*OBJECTIVE*
Pull every line containing "chart" out of the material below.
━━━━━ MATERIAL FOR THIS EXERCISE
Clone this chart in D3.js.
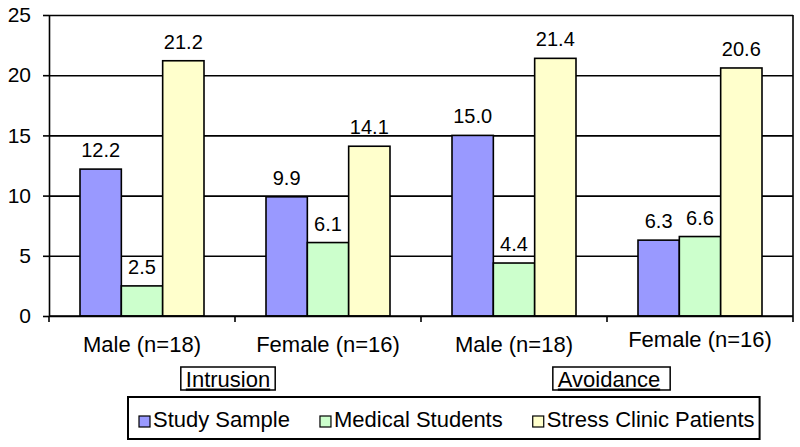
<!DOCTYPE html>
<html>
<head>
<meta charset="utf-8">
<script src="https://cdn.jsdelivr.net/npm/d3@7"></script>
<style>
  body { margin: 0; background: #fff; }
  text { font-family: "Liberation Sans", Arial, Helvetica, sans-serif; fill: #000; }
  .grid line { stroke: #000; stroke-width: 1.6; }
  .grid path { display: none; }
  .yaxis path, .yaxis line { stroke: #000; stroke-width: 1.6; }
  .yaxis text { font-size: 21px; }
</style>
</head>
<body>
<svg id="chart" width="800" height="447"></svg>
<script>
// chart values
var categories = ["Male (n=18)", "Female (n=16)", "Male (n=18)", "Female (n=16)"];
var groups = ["Intrusion", "Avoidance"];
var seriesNames = ["Study Sample", "Medical Students", "Stress Clinic Patients"];
var studySample = [12.2, 9.9, 15.0, 6.3];
var medicalStudents = [2.5, 6.1, 4.4, 6.6];
var stressClinic = [21.2, 14.1, 21.4, 20.6];
var yTicks = [0, 5, 10, 15, 20, 25];

var colors = ["#9999ff", "#ccffcc", "#ffffcc"];

var svg = d3.select("#chart"),
    format = d3.format(".1f");

var plot = {left: 49, right: 793, top: 15, bottom: 316};

var series = [studySample, medicalStudents, stressClinic];

var y = d3.scaleLinear()
  .domain([0, 25])
  .range([plot.bottom, plot.top]);

var x0 = d3.scaleBand()
  .domain(d3.range(categories.length))
  .range([plot.left, plot.right])
  .padding(0);

var x1 = d3.scaleBand()
  .domain(d3.range(seriesNames.length))
  .range([0, x0.bandwidth()])
  .paddingInner(0)
  .paddingOuter(0.75);

// gridlines (behind the bars)
svg.append("g")
  .attr("class", "grid")
  .attr("transform", "translate(" + plot.left + ",0)")
  .call(d3.axisLeft(y).tickValues(yTicks).tickSize(-(plot.right - plot.left)).tickFormat(""));

// right border of plot area
svg.append("line")
  .attr("x1", plot.right).attr("x2", plot.right)
  .attr("y1", plot.top).attr("y2", plot.bottom)
  .attr("stroke", "#000").attr("stroke-width", 1.6);

// bars
var cat = svg.selectAll(".cat")
  .data(categories)
  .enter().append("g")
    .attr("class", "cat")
    .attr("transform", function(d, i) { return "translate(" + x0(i) + ",0)"; });

cat.selectAll("rect")
  .data(function(d, i) { return series.map(function(s, j) { return {s: j, v: s[i]}; }); })
  .enter().append("rect")
    .attr("x", function(d) { return x1(d.s); })
    .attr("y", function(d) { return y(d.v); })
    .attr("width", x1.bandwidth())
    .attr("height", function(d) { return y(0) - y(d.v); })
    .attr("fill", function(d) { return colors[d.s]; })
    .attr("stroke", "#000")
    .attr("stroke-width", 1.6);

cat.selectAll(".val")
  .data(function(d, i) { return series.map(function(s, j) { return {s: j, v: s[i]}; }); })
  .enter().append("text")
    .attr("class", "val")
    .attr("x", function(d) { return x1(d.s) + x1.bandwidth() / 2; })
    .attr("y", function(d) { return y(d.v) - 12; })
    .attr("text-anchor", "middle")
    .attr("font-size", "20px")
    .text(function(d) { return format(d.v); });

// y axis
svg.append("g")
  .attr("class", "yaxis")
  .attr("transform", "translate(" + plot.left + ",0)")
  .call(d3.axisLeft(y).tickValues(yTicks).tickSize(6).tickSizeOuter(0).tickPadding(12));

// x axis line + ticks on the category boundaries
svg.append("line")
  .attr("x1", plot.left).attr("x2", plot.right)
  .attr("y1", plot.bottom).attr("y2", plot.bottom)
  .attr("stroke", "#000").attr("stroke-width", 1.6);

svg.selectAll(".xtick")
  .data(d3.range(categories.length + 1))
  .enter().append("line")
    .attr("class", "xtick")
    .attr("x1", function(i) { return i < categories.length ? x0(i) : plot.right; })
    .attr("x2", function(i) { return i < categories.length ? x0(i) : plot.right; })
    .attr("y1", plot.bottom).attr("y2", plot.bottom + 6)
    .attr("stroke", "#000").attr("stroke-width", 1.6);

svg.selectAll(".xlabel")
  .data(categories)
  .enter().append("text")
    .attr("class", "xlabel")
    .attr("x", function(d, i) { return x0(i) + x0.bandwidth() / 2; })
    .attr("y", function(d, i) { return i === 3 ? 346.5 : 351.5; }) // last one sits a bit higher
    .attr("text-anchor", "middle")
    .attr("font-size", "22px")
    .text(function(d) { return d; });

// group labels, underlined in a box
var shift = [-7, 2];
groups.forEach(function(g, k) {
  var cx = x0(k * 2) + x0.bandwidth() + shift[k];
  var box = svg.append("rect");
  var t = svg.append("text")
    .attr("x", cx)
    .attr("y", 386.5)
    .attr("text-anchor", "middle")
    .attr("font-size", "22px")
    .attr("text-decoration", "underline")
    .text(g);
  var bb = t.node().getBBox();
  box
    .attr("x", bb.x - 5)
    .attr("y", 367)
    .attr("width", bb.width + 10 + (k === 1 ? 5 : 0))
    .attr("height", 23)
    .attr("fill", "#fff")
    .attr("stroke", "#000")
    .attr("stroke-width", 1.5);
});

// legend
var legend = svg.append("g").attr("class", "legend");
var lx = 139, ly = 427;
var legendBox = legend.append("rect")
  .attr("fill", "#fff")
  .attr("stroke", "#000")
  .attr("stroke-width", 2);

seriesNames.forEach(function(name, i) {
  legend.append("rect")
    .attr("x", lx)
    .attr("y", ly - 11)
    .attr("width", 11)
    .attr("height", 11)
    .attr("fill", colors[i])
    .attr("stroke", "#000")
    .attr("stroke-width", 1.2);
  var t = legend.append("text")
    .attr("x", lx + 14)
    .attr("y", ly)
    .attr("font-size", "22px")
    .text(name);
  lx += 14 + t.node().getComputedTextLength() + 30;
});

legendBox
  .attr("x", 128)
  .attr("y", 397)
  .attr("width", lx - 30 + 5 - 128)
  .attr("height", 42);
</script>
</body>
</html>
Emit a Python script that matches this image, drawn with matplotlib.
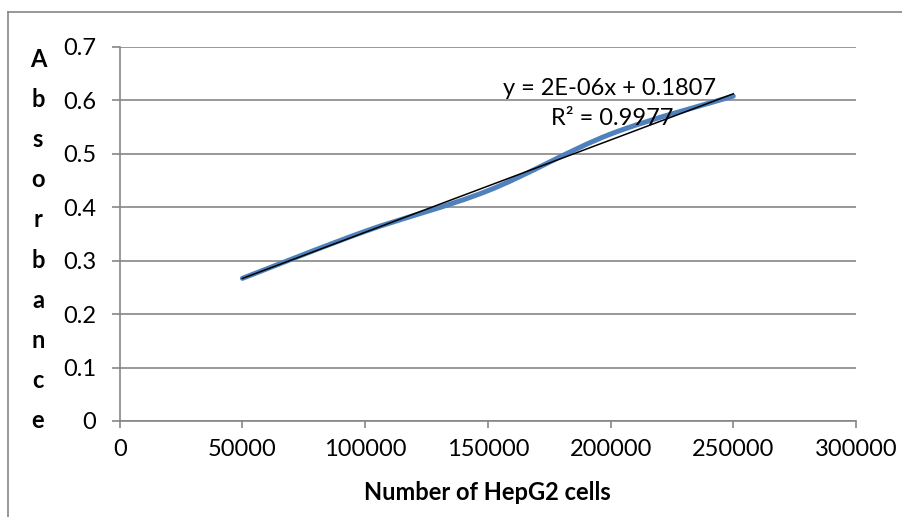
import numpy as np
import matplotlib
matplotlib.use("Agg")
import matplotlib.pyplot as plt
from matplotlib.path import Path
from matplotlib.patches import PathPatch

plt.rcParams['font.family'] = ['Lato', 'DejaVu Sans']

# данные
cells = [50000, 100000, 150000, 200000, 250000]
absorbance = [0.267, 0.355, 0.431, 0.537, 0.608]
x_ticks = [0, 50000, 100000, 150000, 200000, 250000, 300000]
y_ticks = [0, 0.1, 0.2, 0.3, 0.4, 0.5, 0.6, 0.7]
eq_text = "y = 2E-06x + 0.1807"
r2_text = "R² = 0.9977"

grey = "#868686"
blue = "#4F81BD"
fs = 17

fig = plt.figure(figsize=(9.02, 5.17), dpi=100)
ax = fig.add_axes([0.1327, 0.1857, 0.949 - 0.1327, 0.9091 - 0.1857])

# рамка вокруг области диаграммы (видны только левая и верхняя стороны)
fig.add_artist(plt.Line2D([8 / 902, 8 / 902], [0, 1 - 12 / 517], transform=fig.transFigure,
                          color=grey, lw=1.2))
fig.add_artist(plt.Line2D([8 / 902, 1], [1 - 12 / 517, 1 - 12 / 517], transform=fig.transFigure,
                          color=grey, lw=1.2))

# сглаженная линия как в Excel (кривые Безье через точки)
xs = np.array(cells, dtype=float)
ys = np.array(absorbance, dtype=float)
verts = [(xs[0], ys[0])]
codes = [Path.MOVETO]
for i in range(len(xs) - 1):
    x0, y0 = (xs[i - 1], ys[i - 1]) if i > 0 else (xs[i], ys[i])
    x3, y3 = (xs[i + 2], ys[i + 2]) if i + 2 < len(xs) else (xs[i + 1], ys[i + 1])
    c1 = (xs[i] + (xs[i + 1] - x0) / 6, ys[i] + (ys[i + 1] - y0) / 6)
    c2 = (xs[i + 1] - (x3 - xs[i]) / 6, ys[i + 1] - (y3 - ys[i]) / 6)
    verts += [c1, c2, (xs[i + 1], ys[i + 1])]
    codes += [Path.CURVE4] * 3
ax.add_patch(PathPatch(Path(verts, codes), facecolor="none", edgecolor=blue, lw=3.6,
                       capstyle="round", zorder=3))

# линия тренда
k, b = np.polyfit(xs, ys, 1)
ax.plot([xs[0], xs[-1]], [k * xs[0] + b, k * xs[-1] + b], color="black", lw=1.1, zorder=4)

ax.text(199400, 0.623, eq_text, ha="center", va="center", fontsize=fs)
ax.text(200600, 0.567, r2_text, ha="center", va="center", fontsize=fs)

ax.set_xlim(0, 300000)
ax.set_ylim(0, 0.7)
ax.set_xticks(x_ticks)
ax.set_xticklabels([str(v) for v in x_ticks])
ax.set_yticks(y_ticks)
ax.set_yticklabels(["0"] + ["%.1f" % v for v in y_ticks[1:]])
ax.grid(axis="y", color=grey, lw=1.2)
ax.set_axisbelow(True)

for s in ["top", "right"]:
    ax.spines[s].set_visible(False)
for s in ["left", "bottom"]:
    ax.spines[s].set_color(grey)
    ax.spines[s].set_linewidth(1.2)
ax.tick_params(axis="y", length=6, width=1.2, color=grey, pad=11, labelsize=fs)
ax.tick_params(axis="x", length=5, width=1.2, color=grey, pad=8, labelsize=fs)

ax.set_xlabel("Number of HepG2 cells", fontsize=fs, fontweight="bold", labelpad=15)
fig.text(38 / 902, 1 - 240 / 517, "\n".join("Absorbance"), ha="center", va="center",
         fontsize=fs, fontweight="bold", linespacing=1.9)

fig.savefig("out.png", dpi=100)
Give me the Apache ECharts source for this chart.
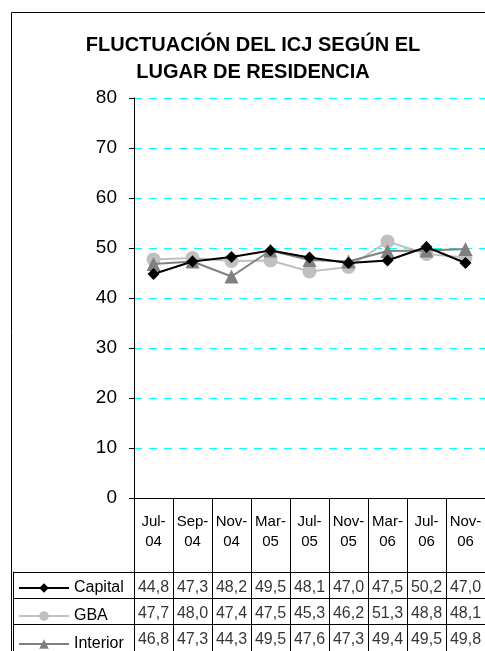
━━━━━━━━━━
*WORKED SOLUTION*
Clone this chart in D3.js.
<svg id="chart" width="800" height="447"></svg>
// chart values
var svg = d3.select("#chart"),
Give me the Apache ECharts source for this chart.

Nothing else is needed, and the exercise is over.